Inhale and Exhale


Note: The Exhale Pro-Voice After-Abortion Stories Hub includes people’s stories of their experiences and emotions, exactly as they have written them in. We do not edit these stories at all, and the content that follows this message is exactly as we received it. We know that people’s experiences are complex, and these stories reflect the many emotions they may be feeling after their abortions. From relief to grief, and everything in between, and all at the same time, we’re here for you.


Submitted by: Anonymous

I just had a D&E done today. I found out this past Saturday and it hasn’t been a full 6 days and I’m already done. It’s a lot of feelings, and usually I’m very articulate with what I’m going through. Usually helping my friends through whatever they’re going through.

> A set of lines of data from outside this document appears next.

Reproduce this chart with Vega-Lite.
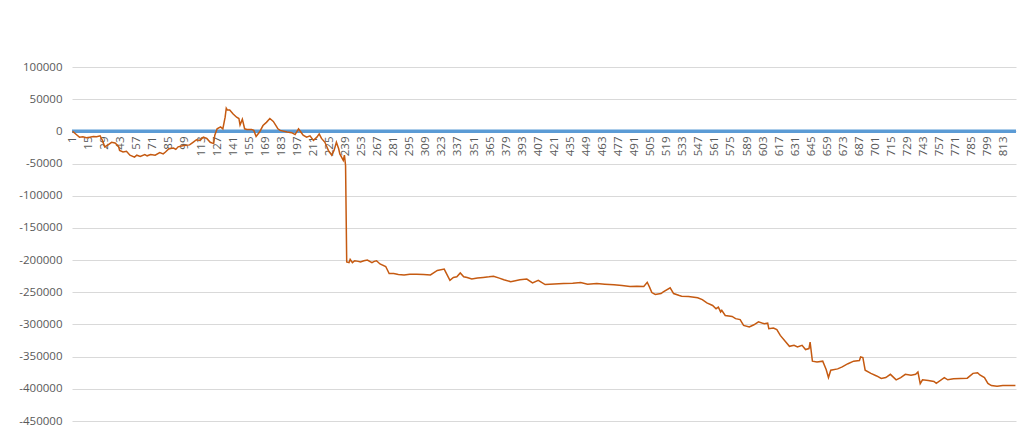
{
  "$schema": "https://vega.github.io/schema/vega-lite/v6.json",
  "width": 944,
  "height": 354,
  "autosize": {"type": "none"},
  "padding": {"left": 72, "top": 67, "right": 8, "bottom": 18},
  "background": "#ffffff",
  "config": {
    "view": {"stroke": null},
    "axis": {"labelFont": "Open Sans", "labelFontSize": 11.5, "labelColor": "#595959", "labelOverlap": false, "labelFlush": false}
  },
  "datasets": {
    "series": [
      {"i": 1, "v": 0}, {"i": 3, "v": -3000}, {"i": 5, "v": -6000}, {"i": 7, "v": -9000}, {"i": 10, "v": -8500}, {"i": 13, "v": -10000},
      {"i": 16, "v": -9000}, {"i": 19, "v": -8000}, {"i": 22, "v": -8500}, {"i": 25, "v": -7000}, {"i": 27, "v": -14000}, {"i": 29, "v": -24000},
      {"i": 32, "v": -21000}, {"i": 35, "v": -17000}, {"i": 38, "v": -18000}, {"i": 41, "v": -23000},
      {"i": 42, "v": -29500}, {"i": 45, "v": -32000}, {"i": 48, "v": -31000}, {"i": 51, "v": -37000},
      {"i": 55, "v": -40000}, {"i": 57, "v": -37000}, {"i": 60, "v": -39000}, {"i": 64, "v": -36000}, {"i": 66, "v": -38000}, {"i": 69, "v": -36000},
      {"i": 73, "v": -37000}, {"i": 77, "v": -33000}, {"i": 80, "v": -35000}, {"i": 82, "v": -32000}, {"i": 85, "v": -27000},
      {"i": 89, "v": -26000}, {"i": 91, "v": -28000}, {"i": 93, "v": -24000}, {"i": 98, "v": -22000}, {"i": 103, "v": -21000},
      {"i": 106, "v": -17000}, {"i": 109, "v": -13000}, {"i": 112, "v": -14000}, {"i": 115, "v": -9000},
      {"i": 118, "v": -11000}, {"i": 121, "v": -17000}, {"i": 124, "v": -19000}, {"i": 125, "v": -6000},
      {"i": 127, "v": 4000}, {"i": 130, "v": 7000}, {"i": 132, "v": 4000}, {"i": 134, "v": 22000},
      {"i": 135, "v": 36000}, {"i": 136, "v": 33000}, {"i": 138, "v": 33000}, {"i": 141, "v": 27000}, {"i": 144, "v": 22000},
      {"i": 146, "v": 20000}, {"i": 147, "v": 10000}, {"i": 149, "v": 19000}, {"i": 151, "v": 4000},
      {"i": 153, "v": 3000}, {"i": 157, "v": 3000}, {"i": 159, "v": 1500}, {"i": 161, "v": -8000},
      {"i": 164, "v": -1000}, {"i": 167, "v": 9000}, {"i": 170, "v": 14000}, {"i": 173, "v": 20000},
      {"i": 176, "v": 15500}, {"i": 179, "v": 7000}, {"i": 180, "v": 4000}, {"i": 182, "v": 1500},
      {"i": 188, "v": -1000}, {"i": 192, "v": -2000}, {"i": 195, "v": -5000}, {"i": 198, "v": 4000},
      {"i": 200, "v": -1000}, {"i": 202, "v": -6000}, {"i": 205, "v": -9000}, {"i": 208, "v": -7000},
      {"i": 211, "v": -14000}, {"i": 214, "v": -9000}, {"i": 216, "v": -4000}, {"i": 218, "v": -11000},
      {"i": 221, "v": -17000}, {"i": 224, "v": -29500}, {"i": 227, "v": -37000}, {"i": 229, "v": -29500},
      {"i": 231, "v": -17000}, {"i": 233, "v": -27000}, {"i": 234, "v": -35000}, {"i": 237, "v": -45000},
      {"i": 238, "v": -37000}, {"i": 239, "v": -53000}, {"i": 240, "v": -203000}, {"i": 242, "v": -204000},
      {"i": 243, "v": -199000}, {"i": 245, "v": -204000}, {"i": 247, "v": -201000}, {"i": 250, "v": -202000}, {"i": 252, "v": -203000},
      {"i": 255, "v": -201000}, {"i": 258, "v": -200000}, {"i": 262, "v": -204000}, {"i": 264, "v": -202000}, {"i": 266, "v": -201000}, {"i": 269, "v": -206000},
      {"i": 274, "v": -210000}, {"i": 277, "v": -221000}, {"i": 281, "v": -221000}, {"i": 285, "v": -222500}, {"i": 290, "v": -223000},
      {"i": 295, "v": -222000}, {"i": 301, "v": -222000}, {"i": 307, "v": -222500}, {"i": 313, "v": -223000}, {"i": 319, "v": -216000}, {"i": 325, "v": -214000},
      {"i": 327, "v": -221000}, {"i": 330, "v": -231500}, {"i": 333, "v": -227000}, {"i": 336, "v": -226000},
      {"i": 339, "v": -220000}, {"i": 342, "v": -226000}, {"i": 345, "v": -227000}, {"i": 349, "v": -229500},
      {"i": 354, "v": -228000}, {"i": 359, "v": -227000}, {"i": 364, "v": -226000}, {"i": 368, "v": -225000}, {"i": 373, "v": -228000}, {"i": 377, "v": -230500}, {"i": 383, "v": -233500},
      {"i": 387, "v": -232000}, {"i": 391, "v": -230500}, {"i": 397, "v": -229500}, {"i": 402, "v": -235500}, {"i": 407, "v": -231500},
      {"i": 413, "v": -238000}, {"i": 421, "v": -237000}, {"i": 429, "v": -236500}, {"i": 437, "v": -236000}, {"i": 444, "v": -235000}, {"i": 450, "v": -237500},
      {"i": 458, "v": -236500}, {"i": 465, "v": -237500}, {"i": 473, "v": -238500}, {"i": 480, "v": -239500}, {"i": 487, "v": -241000}, {"i": 493, "v": -240500}, {"i": 499, "v": -241000},
      {"i": 502, "v": -234500}, {"i": 504, "v": -242000}, {"i": 506, "v": -250500}, {"i": 509, "v": -253500},
      {"i": 514, "v": -252000}, {"i": 516, "v": -249500}, {"i": 522, "v": -243000}, {"i": 525, "v": -252000},
      {"i": 530, "v": -255000}, {"i": 532, "v": -256000}, {"i": 538, "v": -256500}, {"i": 546, "v": -258500},
      {"i": 550, "v": -261500}, {"i": 554, "v": -266500}, {"i": 559, "v": -270500}, {"i": 562, "v": -275500},
      {"i": 564, "v": -273000}, {"i": 566, "v": -280500}, {"i": 567, "v": -278000}, {"i": 570, "v": -286000},
      {"i": 576, "v": -287500}, {"i": 579, "v": -291000}, {"i": 583, "v": -292500}, {"i": 586, "v": -301500},
      {"i": 591, "v": -304000}, {"i": 595, "v": -300500}, {"i": 599, "v": -296000}, {"i": 604, "v": -299000},
      {"i": 607, "v": -298000}, {"i": 608, "v": -306500}, {"i": 612, "v": -305500}, {"i": 615, "v": -308000},
      {"i": 618, "v": -317000}, {"i": 623, "v": -327500}, {"i": 626, "v": -334000}, {"i": 630, "v": -332500},
      {"i": 633, "v": -335000}, {"i": 637, "v": -332500}, {"i": 640, "v": -339000}, {"i": 643, "v": -337500},
      {"i": 644, "v": -327500}, {"i": 646, "v": -357000}, {"i": 650, "v": -358500}, {"i": 655, "v": -357000},
      {"i": 658, "v": -370000}, {"i": 660, "v": -382500}, {"i": 662, "v": -371000}, {"i": 668, "v": -369000},
      {"i": 672, "v": -366000}, {"i": 677, "v": -361000}, {"i": 682, "v": -357000}, {"i": 687, "v": -356000}, {"i": 688, "v": -350500},
      {"i": 690, "v": -351500}, {"i": 692, "v": -371000}, {"i": 697, "v": -376000}, {"i": 702, "v": -380000}, {"i": 706, "v": -384000},
      {"i": 710, "v": -382500}, {"i": 714, "v": -377500}, {"i": 719, "v": -386000}, {"i": 723, "v": -382500},
      {"i": 727, "v": -377500}, {"i": 732, "v": -379000}, {"i": 736, "v": -377500}, {"i": 738, "v": -374000},
      {"i": 740, "v": -392000}, {"i": 742, "v": -386000}, {"i": 747, "v": -387000}, {"i": 752, "v": -388500}, {"i": 754, "v": -391500},
      {"i": 761, "v": -382500}, {"i": 764, "v": -386000}, {"i": 769, "v": -384500}, {"i": 775, "v": -384000}, {"i": 781, "v": -383500},
      {"i": 786, "v": -376000}, {"i": 790, "v": -375000}, {"i": 792, "v": -378500}, {"i": 796, "v": -382500},
      {"i": 799, "v": -391500}, {"i": 802, "v": -395000}, {"i": 807, "v": -396000}, {"i": 812, "v": -395000},
      {"i": 823, "v": -395000}
    ],
    "zero": [
      {"i": 0.5, "v": 0}, {"i": 823.5, "v": 0}
    ]
  },
  "encoding": {
    "x": {
      "field": "i",
      "type": "quantitative",
      "scale": {"domain": [0.5, 823.5], "nice": false, "zero": false},
      "axis": {
        "title": null,
        "values": [1, 15, 29, 43, 57, 71, 85, 99, 113, 127, 141, 155, 169, 183, 197, 211, 225, 239, 253, 267, 281, 295, 309, 323, 337, 351, 365, 379, 393, 407, 421, 435, 449, 463, 477, 491, 505, 519, 533, 547, 561, 575, 589, 603, 617, 631, 645, 659, 673, 687, 701, 715, 729, 743, 757, 771, 785, 799, 813],
        "labelExpr": "'' + datum.value",
        "labelAngle": -90,
        "labelOverlap": false,
        "labelFlush": false,
        "labelPadding": 5,
        "offset": -290,
        "grid": false,
        "ticks": false,
        "domain": false
      }
    },
    "y": {
      "field": "v",
      "type": "quantitative",
      "scale": {"domain": [-450000, 100000], "nice": false, "zero": false},
      "axis": {
        "title": null,
        "values": [-450000, -400000, -350000, -300000, -250000, -200000, -150000, -100000, -50000, 0, 50000, 100000],
        "labelExpr": "'' + datum.value",
        "labelOverlap": false,
        "labelPadding": 10,
        "grid": true,
        "gridColor": "#D9D9D9",
        "gridWidth": 1,
        "ticks": false,
        "domain": false
      }
    }
  },
  "layer": [
    {
      "data": {"name": "zero"},
      "mark": {"type": "line", "color": "#5B9BD5", "strokeWidth": 3.5}
    },
    {
      "data": {"name": "series"},
      "mark": {"type": "line", "color": "#C55A11", "strokeWidth": 1.5}
    }
  ]
}
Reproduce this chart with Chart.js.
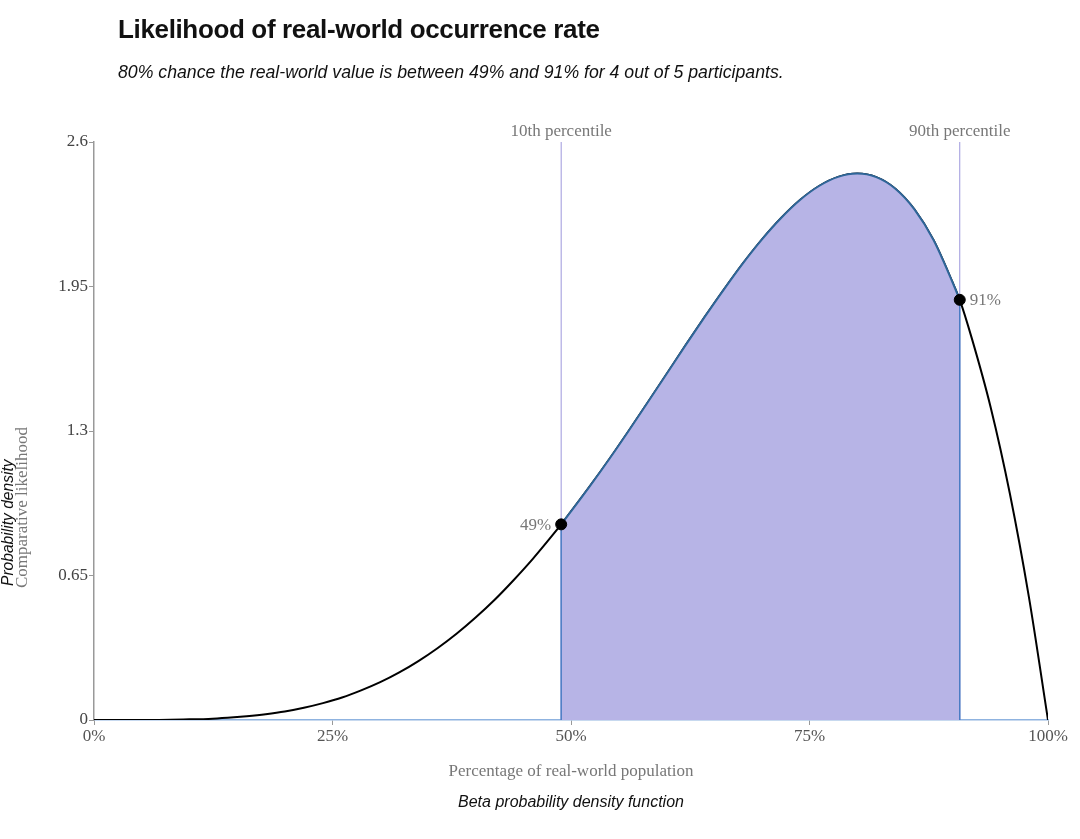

I’m really caught up on how I wasn’t scared going in, just anxious to get it over with. I went to Planned Parenthood and everyone was really pleasant. I sat with the dilator medication with my support person, and another girl waiting with hers. She asked me kind of incredulously “you aren’t scared?” And I trailed off about how I compartmentalize things differently.

They took me back and I waited, which was a wee nerve racking. Remembering to inhale and exhale. They came back and gave me my sedation and pain medication. I don’t remember really anything from the procedure except the parts that were exceptionally painful/uncomfortable, and when the last painful bit happened I just started crying. Like non stop. Not hysterically but so many tears. I kept apologizing. And when they took me back to recovery I couldn’t stop. Then my support person came. More tears and choking and apologizing and trying to not cry like a maniac when other girls are coming back for procedures. Still remembering to inhale and exhale.

When they gave me the go ahead to leave I was up and ready (still woozy) but very ready to leave. And fast forward to all the napping and eating and ibuprofen. I figured I’d look up where all these tears came from. And I guess it was just a part of how I’m processing it. But if anyone reads this and has or had this experience I want you to know I don’t think I’m crazy and neither are you.